[WHAT YOU ARE ASKED TO DO] Repeat everything from the first line of the listing below through the line that contains "colors = ['#9999FF', '#993366']", exactly. Leave out pictures.

***** MATERIAL PROVIDED

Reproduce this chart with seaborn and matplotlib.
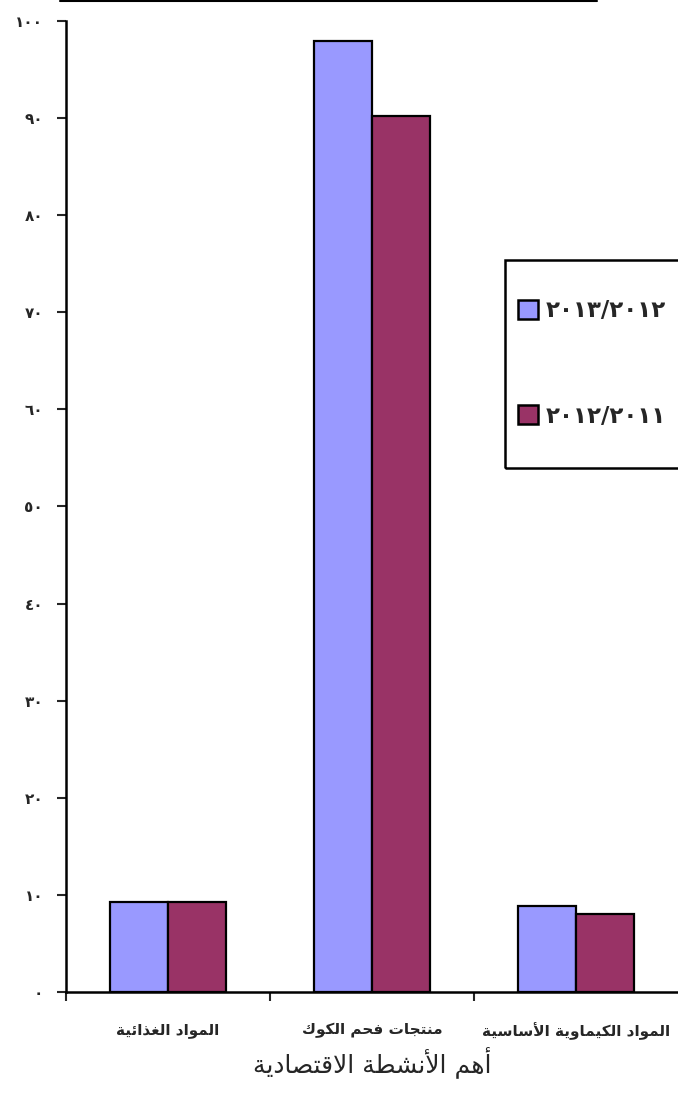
import pandas as pd
import matplotlib
matplotlib.use('Agg')
import matplotlib.pyplot as plt
import matplotlib.patches as mpatches
from matplotlib.lines import Line2D
import seaborn as sns

# Data
categories = ['المواد الغذائية', 'منتجات فحم الكوك', 'المواد الكيماوية الأساسية']
series_names = ['٢٠١٣/٢٠١٢', '٢٠١٢/٢٠١١']
values_2013 = [9.3, 97.9, 8.9]
values_2012 = [9.3, 90.2, 8.0]
y_ticks = [0, 10, 20, 30, 40, 50, 60, 70, 80, 90, 100]
x_title = 'أهم الأنشطة الاقتصادية'
colors = ['#9999FF', '#993366']


# Arabic shaping (matplotlib has no shaping / bidi)
FORMS = {
    'ء': (0xFE80, 1), 'آ': (0xFE81, 2), 'أ': (0xFE83, 2), 'ؤ': (0xFE85, 2),
    'إ': (0xFE87, 2), 'ئ': (0xFE89, 4), 'ا': (0xFE8D, 2), 'ب': (0xFE8F, 4),
    'ة': (0xFE93, 2), 'ت': (0xFE95, 4), 'ث': (0xFE99, 4), 'ج': (0xFE9D, 4),
    'ح': (0xFEA1, 4), 'خ': (0xFEA5, 4), 'د': (0xFEA9, 2), 'ذ': (0xFEAB, 2),
    'ر': (0xFEAD, 2), 'ز': (0xFEAF, 2), 'س': (0xFEB1, 4), 'ش': (0xFEB5, 4),
    'ص': (0xFEB9, 4), 'ض': (0xFEBD, 4), 'ط': (0xFEC1, 4), 'ظ': (0xFEC5, 4),
    'ع': (0xFEC9, 4), 'غ': (0xFECD, 4), 'ف': (0xFED1, 4), 'ق': (0xFED5, 4),
    'ك': (0xFED9, 4), 'ل': (0xFEDD, 4), 'م': (0xFEE1, 4), 'ن': (0xFEE5, 4),
    'ه': (0xFEE9, 4), 'و': (0xFEED, 2), 'ى': (0xFEEF, 2), 'ي': (0xFEF1, 4),
}
LAM_ALEF = {'آ': 0xFEF5, 'أ': 0xFEF7, 'إ': 0xFEF9, 'ا': 0xFEFB}


def shape(text):
    out = []
    n = len(text)
    i = 0
    while i < n:
        c = text[i]
        if c not in FORMS:
            out.append(c)
            i += 1
            continue
        prev = text[i - 1] if i > 0 else None
        joins_prev = prev in FORMS and FORMS[prev][1] == 4
        if c == 'ل' and i + 1 < n and text[i + 1] in LAM_ALEF:
            base = LAM_ALEF[text[i + 1]]
            out.append(chr(base + 1 if joins_prev else base))
            i += 2
            continue
        start, count = FORMS[c]
        nxt = text[i + 1] if i + 1 < n else None
        joins_next = count == 4 and nxt in FORMS
        if count == 1:
            form = 0
        elif joins_prev and joins_next:
            form = 3
        elif joins_prev:
            form = 1
        elif joins_next:
            form = 2
        else:
            form = 0
        out.append(chr(start + form))
        i += 1
    return ''.join(reversed(out))


def arabic_digits(v):
    return ''.join(chr(0x0660 + int(d)) for d in str(v))


df = pd.DataFrame({
    'category': categories * 2,
    'series': [series_names[0]] * 3 + [series_names[1]] * 3,
    'value': values_2013 + values_2012,
})

sns.set_style('white')
plt.rcParams['font.family'] = ['DejaVu Sans']

fig = plt.figure(figsize=(6.78, 10.95), dpi=100)
ax = fig.add_axes([66 / 678, 1 - 992 / 1095, 1 - 66 / 678, (992 - 21) / 1095])

sns.barplot(data=df, x='category', y='value', hue='series', order=categories,
            hue_order=series_names, palette=colors, width=0.57, gap=0,
            edgecolor='black', linewidth=1.6, saturation=1, legend=False, ax=ax)

ax.set_ylim(0, 100)
ax.set_xlim(-0.5, 2.5)
ax.set_yticks(y_ticks)
ax.set_yticklabels([arabic_digits(v) for v in y_ticks], fontsize=11, fontweight='bold')
ax.tick_params(axis='y', direction='out', length=6.5, width=1.5, pad=10, left=True)

# category labels centered, tick marks at the category boundaries
ax.set_xticks(range(len(categories)))
ax.set_xticklabels([shape(c) for c in categories], fontsize=11, fontweight='bold')
ax.tick_params(axis='x', which='major', length=0, pad=22)
ax.set_xticks([-0.5, 0.5, 1.5], minor=True)
ax.tick_params(axis='x', which='minor', direction='out', length=6.5, width=1.5, bottom=True)

ax.set_xlabel(shape(x_title), fontsize=18, labelpad=4)
ax.set_ylabel('')

for side in ['top', 'right']:
    ax.spines[side].set_visible(False)
for side in ['left', 'bottom']:
    ax.spines[side].set_linewidth(1.8)
    ax.spines[side].set_color('black')

# Legend (cut at the right edge like the original)
handles = [mpatches.Patch(facecolor=col, edgecolor='black', linewidth=1.8) for col in colors]
leg = fig.legend(handles, series_names, loc='center left',
                 bbox_to_anchor=(518 / 678, 1 - 363.5 / 1095),
                 prop={'size': 16.5, 'weight': 'bold'}, frameon=False,
                 borderpad=0, labelspacing=3.6, handlelength=0.88, handleheight=0.88,
                 handletextpad=0.35, borderaxespad=0)
fig.add_artist(mpatches.Rectangle((505 / 678, 1 - 468 / 1095), 0.4, 208 / 1095,
                                  transform=fig.transFigure, fill=False,
                                  edgecolor='black', linewidth=1.8))

# line at the very top
fig.add_artist(Line2D([60 / 678, 597 / 678], [1 - 1 / 1095] * 2, color='black', linewidth=1.5))

fig.savefig('out.png', dpi=100)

**********

[SOLUTION TO THE EXERCISE]
Reproduce this chart with seaborn and matplotlib.
import pandas as pd
import matplotlib
matplotlib.use('Agg')
import matplotlib.pyplot as plt
import matplotlib.patches as mpatches
from matplotlib.lines import Line2D
import seaborn as sns

# Data
categories = ['المواد الغذائية', 'منتجات فحم الكوك', 'المواد الكيماوية الأساسية']
series_names = ['٢٠١٣/٢٠١٢', '٢٠١٢/٢٠١١']
values_2013 = [9.3, 97.9, 8.9]
values_2012 = [9.3, 90.2, 8.0]
y_ticks = [0, 10, 20, 30, 40, 50, 60, 70, 80, 90, 100]
x_title = 'أهم الأنشطة الاقتصادية'
colors = ['#9999FF', '#993366']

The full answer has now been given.